## BEGIN

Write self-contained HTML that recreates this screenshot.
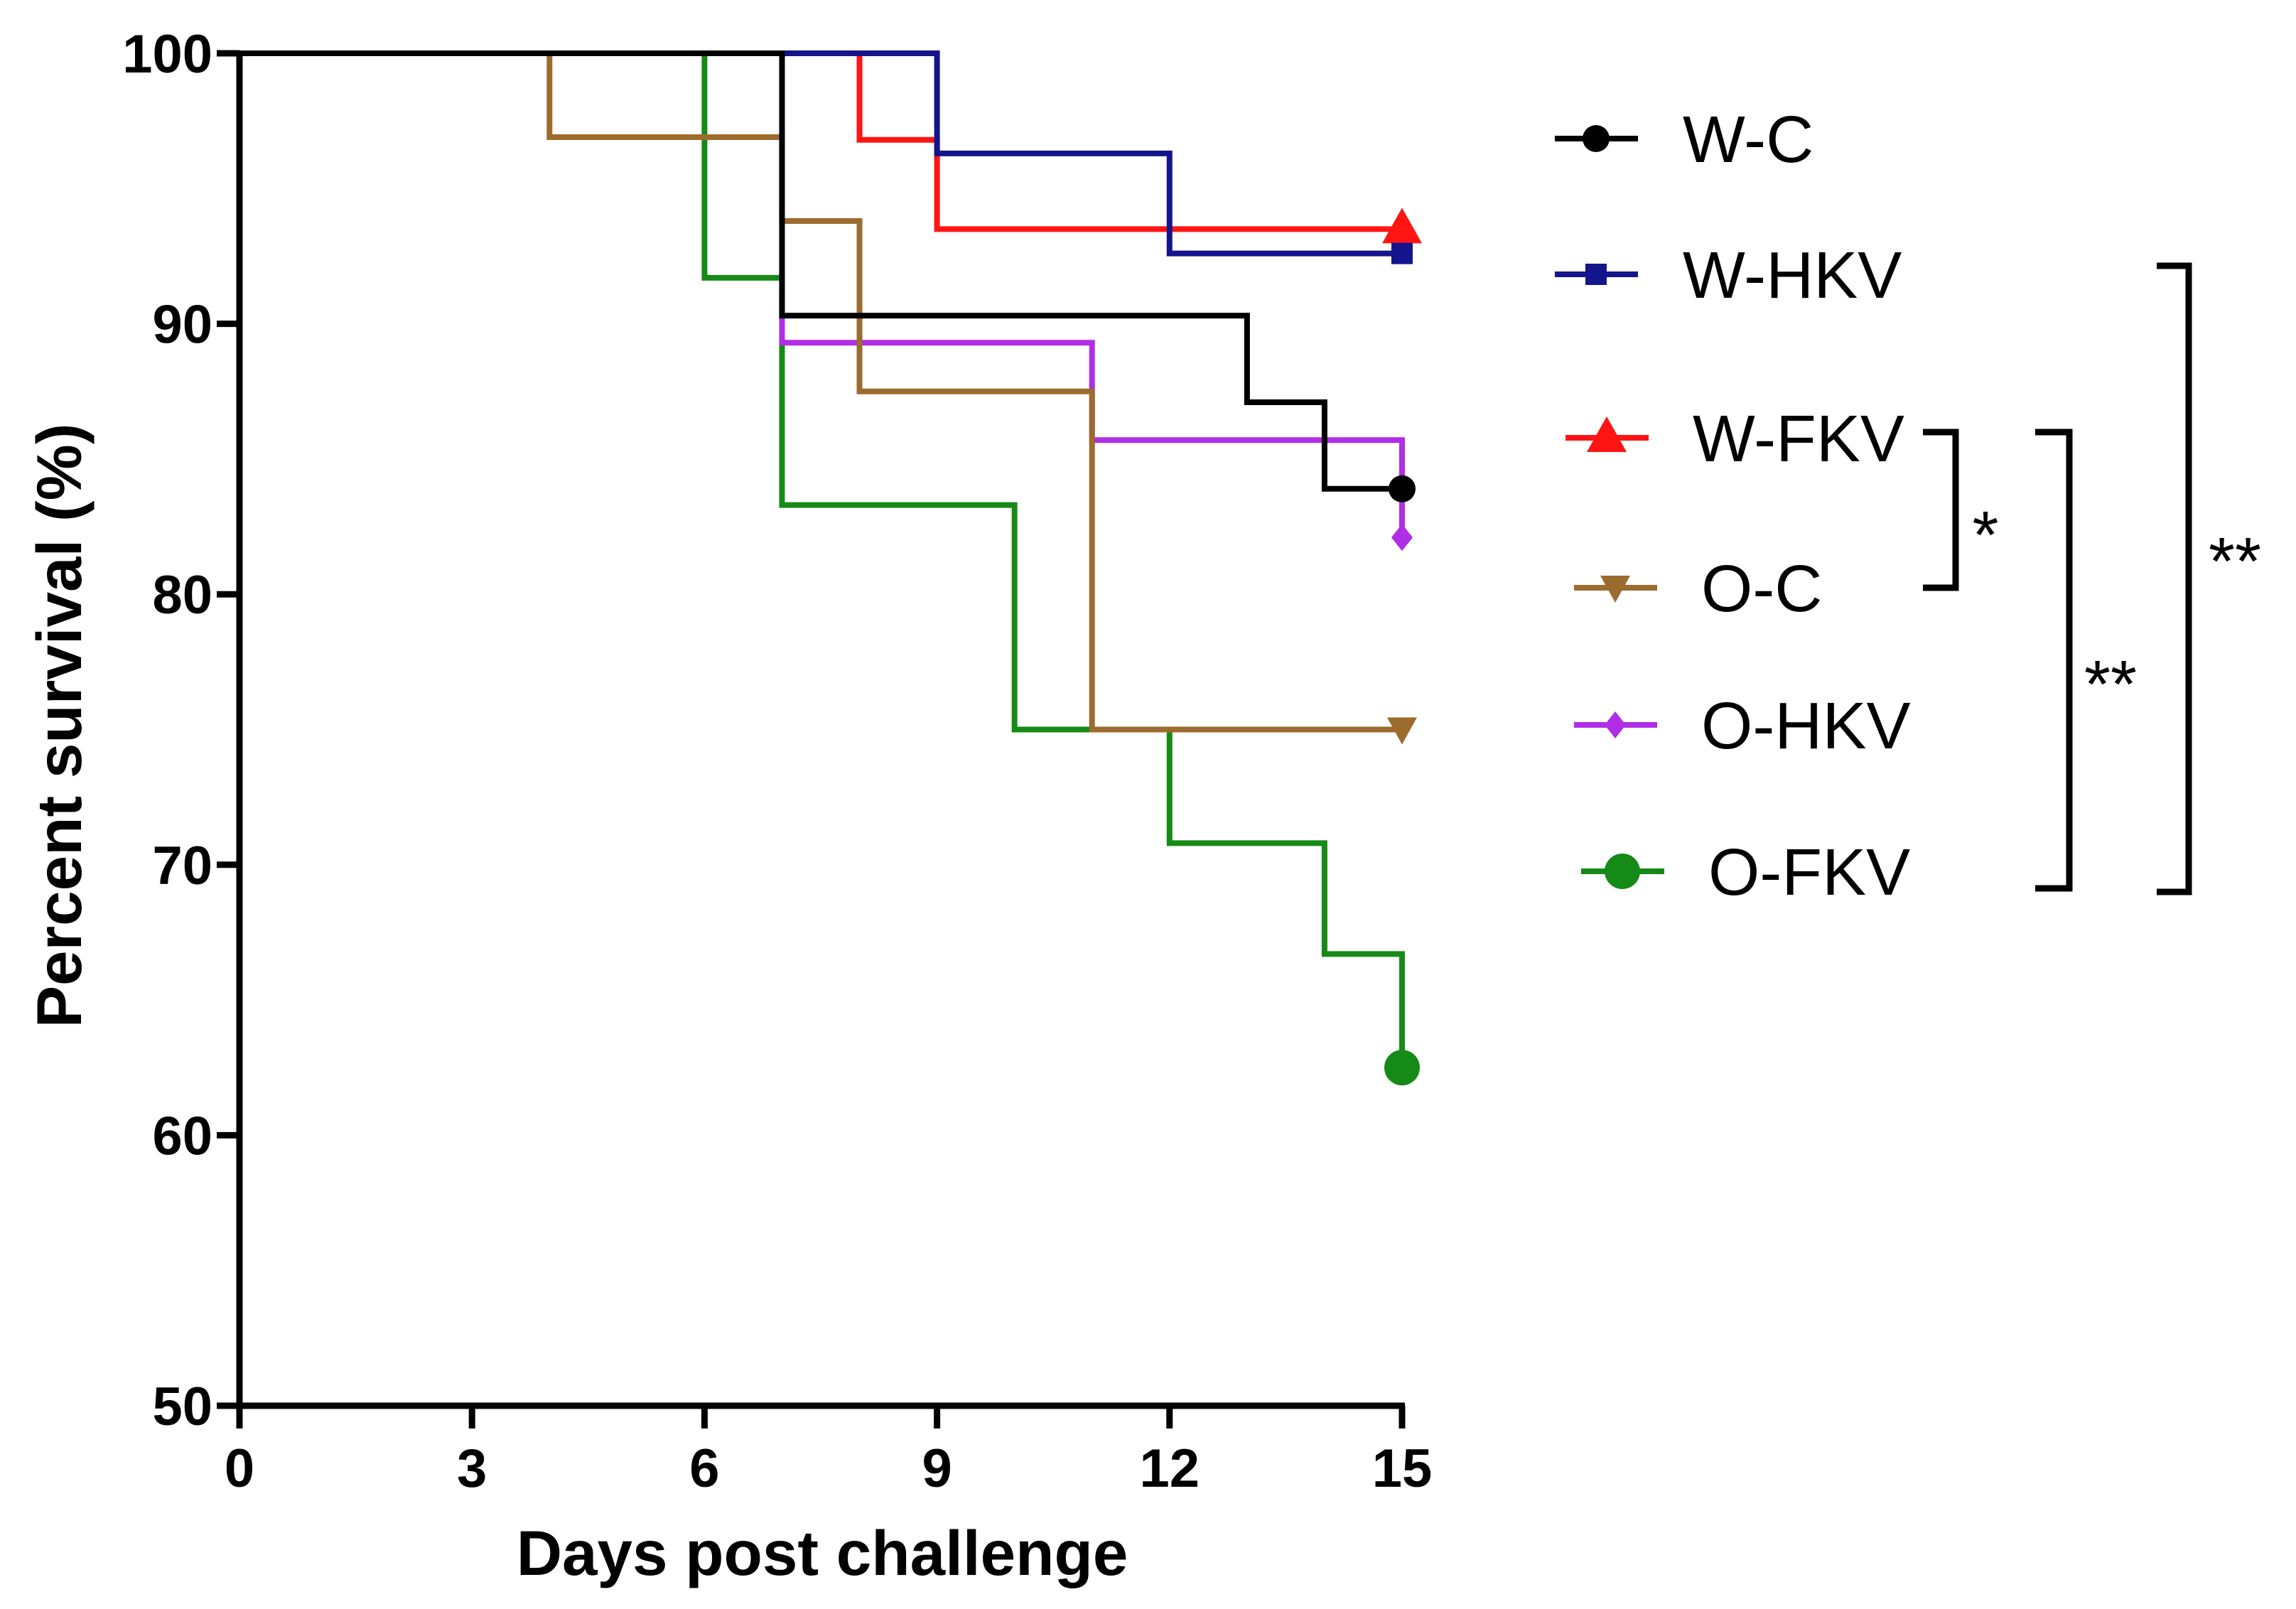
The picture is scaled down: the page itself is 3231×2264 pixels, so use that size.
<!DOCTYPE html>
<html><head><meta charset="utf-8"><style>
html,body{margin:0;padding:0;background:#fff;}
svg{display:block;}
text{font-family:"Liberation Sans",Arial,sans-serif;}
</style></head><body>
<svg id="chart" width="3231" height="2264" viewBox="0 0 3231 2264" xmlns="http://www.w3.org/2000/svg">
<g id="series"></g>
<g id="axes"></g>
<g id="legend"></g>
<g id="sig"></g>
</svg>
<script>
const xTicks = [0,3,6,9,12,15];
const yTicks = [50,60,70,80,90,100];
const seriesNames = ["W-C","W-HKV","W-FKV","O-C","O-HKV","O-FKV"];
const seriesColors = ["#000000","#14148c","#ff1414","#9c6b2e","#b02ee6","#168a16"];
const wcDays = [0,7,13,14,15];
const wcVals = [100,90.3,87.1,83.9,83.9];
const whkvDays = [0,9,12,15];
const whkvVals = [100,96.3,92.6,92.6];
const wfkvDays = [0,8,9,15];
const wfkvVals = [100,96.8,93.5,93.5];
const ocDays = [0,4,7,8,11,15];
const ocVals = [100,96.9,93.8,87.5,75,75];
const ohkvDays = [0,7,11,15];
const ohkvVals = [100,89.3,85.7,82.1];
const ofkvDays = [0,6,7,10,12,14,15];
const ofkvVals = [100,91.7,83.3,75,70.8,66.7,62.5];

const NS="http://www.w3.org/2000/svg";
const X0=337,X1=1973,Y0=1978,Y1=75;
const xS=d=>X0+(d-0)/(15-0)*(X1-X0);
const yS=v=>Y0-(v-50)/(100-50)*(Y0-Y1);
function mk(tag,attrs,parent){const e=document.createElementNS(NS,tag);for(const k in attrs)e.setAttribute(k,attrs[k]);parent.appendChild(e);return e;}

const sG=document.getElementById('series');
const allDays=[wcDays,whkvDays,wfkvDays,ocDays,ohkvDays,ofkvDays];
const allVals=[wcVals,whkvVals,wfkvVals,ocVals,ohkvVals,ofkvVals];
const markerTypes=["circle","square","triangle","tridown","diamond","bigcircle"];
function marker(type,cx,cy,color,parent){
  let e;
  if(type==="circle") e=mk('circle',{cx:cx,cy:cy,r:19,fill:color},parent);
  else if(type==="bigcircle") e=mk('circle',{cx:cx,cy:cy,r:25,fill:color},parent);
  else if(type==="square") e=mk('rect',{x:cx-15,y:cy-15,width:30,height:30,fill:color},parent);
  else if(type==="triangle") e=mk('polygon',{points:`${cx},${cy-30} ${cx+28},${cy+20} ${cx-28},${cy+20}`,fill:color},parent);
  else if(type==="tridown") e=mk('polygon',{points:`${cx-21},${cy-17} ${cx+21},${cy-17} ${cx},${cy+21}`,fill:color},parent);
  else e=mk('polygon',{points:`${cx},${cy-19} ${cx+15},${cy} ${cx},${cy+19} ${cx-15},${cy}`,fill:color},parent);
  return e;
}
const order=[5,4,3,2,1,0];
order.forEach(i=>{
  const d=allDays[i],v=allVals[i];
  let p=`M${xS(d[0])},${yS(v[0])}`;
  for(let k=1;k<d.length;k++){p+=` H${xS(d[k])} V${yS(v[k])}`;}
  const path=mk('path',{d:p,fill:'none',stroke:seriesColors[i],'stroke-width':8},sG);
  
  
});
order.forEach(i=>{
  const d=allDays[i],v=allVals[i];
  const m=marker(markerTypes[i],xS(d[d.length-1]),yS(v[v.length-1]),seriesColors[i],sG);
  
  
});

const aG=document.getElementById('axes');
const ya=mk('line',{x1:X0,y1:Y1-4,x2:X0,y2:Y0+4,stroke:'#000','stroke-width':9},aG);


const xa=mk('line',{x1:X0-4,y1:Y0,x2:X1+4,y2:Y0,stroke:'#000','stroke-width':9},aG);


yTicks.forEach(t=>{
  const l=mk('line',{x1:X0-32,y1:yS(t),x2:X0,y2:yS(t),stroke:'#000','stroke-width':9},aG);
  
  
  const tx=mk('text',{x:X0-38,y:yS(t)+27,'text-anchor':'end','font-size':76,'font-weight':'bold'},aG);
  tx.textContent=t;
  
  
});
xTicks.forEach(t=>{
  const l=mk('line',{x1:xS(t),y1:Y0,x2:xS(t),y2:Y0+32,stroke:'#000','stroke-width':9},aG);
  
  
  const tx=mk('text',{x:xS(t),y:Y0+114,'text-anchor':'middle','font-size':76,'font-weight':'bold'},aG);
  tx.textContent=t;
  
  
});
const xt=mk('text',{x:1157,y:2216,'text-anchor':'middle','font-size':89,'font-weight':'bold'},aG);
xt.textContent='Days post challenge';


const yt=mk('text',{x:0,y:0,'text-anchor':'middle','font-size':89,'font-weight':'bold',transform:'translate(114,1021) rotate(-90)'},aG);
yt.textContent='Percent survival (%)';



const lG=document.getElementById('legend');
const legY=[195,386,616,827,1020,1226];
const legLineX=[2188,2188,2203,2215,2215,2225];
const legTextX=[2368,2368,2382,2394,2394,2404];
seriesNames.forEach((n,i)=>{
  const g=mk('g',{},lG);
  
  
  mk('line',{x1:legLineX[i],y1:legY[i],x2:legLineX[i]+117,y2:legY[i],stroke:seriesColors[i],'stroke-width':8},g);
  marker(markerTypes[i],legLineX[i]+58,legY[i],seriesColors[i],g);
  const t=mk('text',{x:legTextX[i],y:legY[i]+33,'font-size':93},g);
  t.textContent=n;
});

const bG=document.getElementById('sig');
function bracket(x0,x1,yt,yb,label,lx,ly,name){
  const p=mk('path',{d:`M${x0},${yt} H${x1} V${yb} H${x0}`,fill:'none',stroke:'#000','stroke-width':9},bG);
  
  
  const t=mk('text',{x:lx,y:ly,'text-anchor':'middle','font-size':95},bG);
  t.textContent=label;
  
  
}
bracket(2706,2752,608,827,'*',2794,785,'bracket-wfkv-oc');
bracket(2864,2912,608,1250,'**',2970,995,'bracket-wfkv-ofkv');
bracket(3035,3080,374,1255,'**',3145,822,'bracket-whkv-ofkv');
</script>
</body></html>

## END

** What to work on **
Omit the pictures, and quote the material above exactly as given.

** Correct output **
Write self-contained HTML that recreates this screenshot.
The picture is scaled down: the page itself is 3231×2264 pixels, so use that size.
<!DOCTYPE html>
<html><head><meta charset="utf-8"><style>
html,body{margin:0;padding:0;background:#fff;}
svg{display:block;}
text{font-family:"Liberation Sans",Arial,sans-serif;}
</style></head><body>
<svg id="chart" width="3231" height="2264" viewBox="0 0 3231 2264" xmlns="http://www.w3.org/2000/svg">
<g id="series"></g>
<g id="axes"></g>
<g id="legend"></g>
<g id="sig"></g>
</svg>
<script>
const xTicks = [0,3,6,9,12,15];
const yTicks = [50,60,70,80,90,100];
const seriesNames = ["W-C","W-HKV","W-FKV","O-C","O-HKV","O-FKV"];
const seriesColors = ["#000000","#14148c","#ff1414","#9c6b2e","#b02ee6","#168a16"];
const wcDays = [0,7,13,14,15];
const wcVals = [100,90.3,87.1,83.9,83.9];
const whkvDays = [0,9,12,15];
const whkvVals = [100,96.3,92.6,92.6];
const wfkvDays = [0,8,9,15];
const wfkvVals = [100,96.8,93.5,93.5];
const ocDays = [0,4,7,8,11,15];
const ocVals = [100,96.9,93.8,87.5,75,75];
const ohkvDays = [0,7,11,15];
const ohkvVals = [100,89.3,85.7,82.1];
const ofkvDays = [0,6,7,10,12,14,15];
const ofkvVals = [100,91.7,83.3,75,70.8,66.7,62.5];

const NS="http://www.w3.org/2000/svg";
const X0=337,X1=1973,Y0=1978,Y1=75;
const xS=d=>X0+(d-0)/(15-0)*(X1-X0);
const yS=v=>Y0-(v-50)/(100-50)*(Y0-Y1);
function mk(tag,attrs,parent){const e=document.createElementNS(NS,tag);for(const k in attrs)e.setAttribute(k,attrs[k]);parent.appendChild(e);return e;}

const sG=document.getElementById('series');
const allDays=[wcDays,whkvDays,wfkvDays,ocDays,ohkvDays,ofkvDays];
const allVals=[wcVals,whkvVals,wfkvVals,ocVals,ohkvVals,ofkvVals];
const markerTypes=["circle","square","triangle","tridown","diamond","bigcircle"];
function marker(type,cx,cy,color,parent){
  let e;
  if(type==="circle") e=mk('circle',{cx:cx,cy:cy,r:19,fill:color},parent);
  else if(type==="bigcircle") e=mk('circle',{cx:cx,cy:cy,r:25,fill:color},parent);
  else if(type==="square") e=mk('rect',{x:cx-15,y:cy-15,width:30,height:30,fill:color},parent);
  else if(type==="triangle") e=mk('polygon',{points:`${cx},${cy-30} ${cx+28},${cy+20} ${cx-28},${cy+20}`,fill:color},parent);
  else if(type==="tridown") e=mk('polygon',{points:`${cx-21},${cy-17} ${cx+21},${cy-17} ${cx},${cy+21}`,fill:color},parent);
  else e=mk('polygon',{points:`${cx},${cy-19} ${cx+15},${cy} ${cx},${cy+19} ${cx-15},${cy}`,fill:color},parent);
  return e;
}
const order=[5,4,3,2,1,0];
order.forEach(i=>{
  const d=allDays[i],v=allVals[i];
  let p=`M${xS(d[0])},${yS(v[0])}`;
  for(let k=1;k<d.length;k++){p+=` H${xS(d[k])} V${yS(v[k])}`;}
  const path=mk('path',{d:p,fill:'none',stroke:seriesColors[i],'stroke-width':8},sG);
  
  
});
order.forEach(i=>{
  const d=allDays[i],v=allVals[i];
  const m=marker(markerTypes[i],xS(d[d.length-1]),yS(v[v.length-1]),seriesColors[i],sG);
  
  
});

const aG=document.getElementById('axes');
const ya=mk('line',{x1:X0,y1:Y1-4,x2:X0,y2:Y0+4,stroke:'#000','stroke-width':9},aG);


const xa=mk('line',{x1:X0-4,y1:Y0,x2:X1+4,y2:Y0,stroke:'#000','stroke-width':9},aG);


yTicks.forEach(t=>{
  const l=mk('line',{x1:X0-32,y1:yS(t),x2:X0,y2:yS(t),stroke:'#000','stroke-width':9},aG);
  
  
  const tx=mk('text',{x:X0-38,y:yS(t)+27,'text-anchor':'end','font-size':76,'font-weight':'bold'},aG);
  tx.textContent=t;
  
  
});
xTicks.forEach(t=>{
  const l=mk('line',{x1:xS(t),y1:Y0,x2:xS(t),y2:Y0+32,stroke:'#000','stroke-width':9},aG);
  
  
  const tx=mk('text',{x:xS(t),y:Y0+114,'text-anchor':'middle','font-size':76,'font-weight':'bold'},aG);
  tx.textContent=t;
  
  
});
const xt=mk('text',{x:1157,y:2216,'text-anchor':'middle','font-size':89,'font-weight':'bold'},aG);
xt.textContent='Days post challenge';


const yt=mk('text',{x:0,y:0,'text-anchor':'middle','font-size':89,'font-weight':'bold',transform:'translate(114,1021) rotate(-90)'},aG);
yt.textContent='Percent survival (%)';



const lG=document.getElementById('legend');
const legY=[195,386,616,827,1020,1226];
const legLineX=[2188,2188,2203,2215,2215,2225];
const legTextX=[2368,2368,2382,2394,2394,2404];
seriesNames.forEach((n,i)=>{
  const g=mk('g',{},lG);
  
  
  mk('line',{x1:legLineX[i],y1:legY[i],x2:legLineX[i]+117,y2:legY[i],stroke:seriesColors[i],'stroke-width':8},g);
  marker(markerTypes[i],legLineX[i]+58,legY[i],seriesColors[i],g);
  const t=mk('text',{x:legTextX[i],y:legY[i]+33,'font-size':93},g);
  t.textContent=n;
});

const bG=document.getElementById('sig');
function bracket(x0,x1,yt,yb,label,lx,ly,name){
  const p=mk('path',{d:`M${x0},${yt} H${x1} V${yb} H${x0}`,fill:'none',stroke:'#000','stroke-width':9},bG);
  
  
  const t=mk('text',{x:lx,y:ly,'text-anchor':'middle','font-size':95},bG);
  t.textContent=label;
  
  
}
bracket(2706,2752,608,827,'*',2794,785,'bracket-wfkv-oc');
bracket(2864,2912,608,1250,'**',2970,995,'bracket-wfkv-ofkv');
bracket(3035,3080,374,1255,'**',3145,822,'bracket-whkv-ofkv');
</script>
</body></html>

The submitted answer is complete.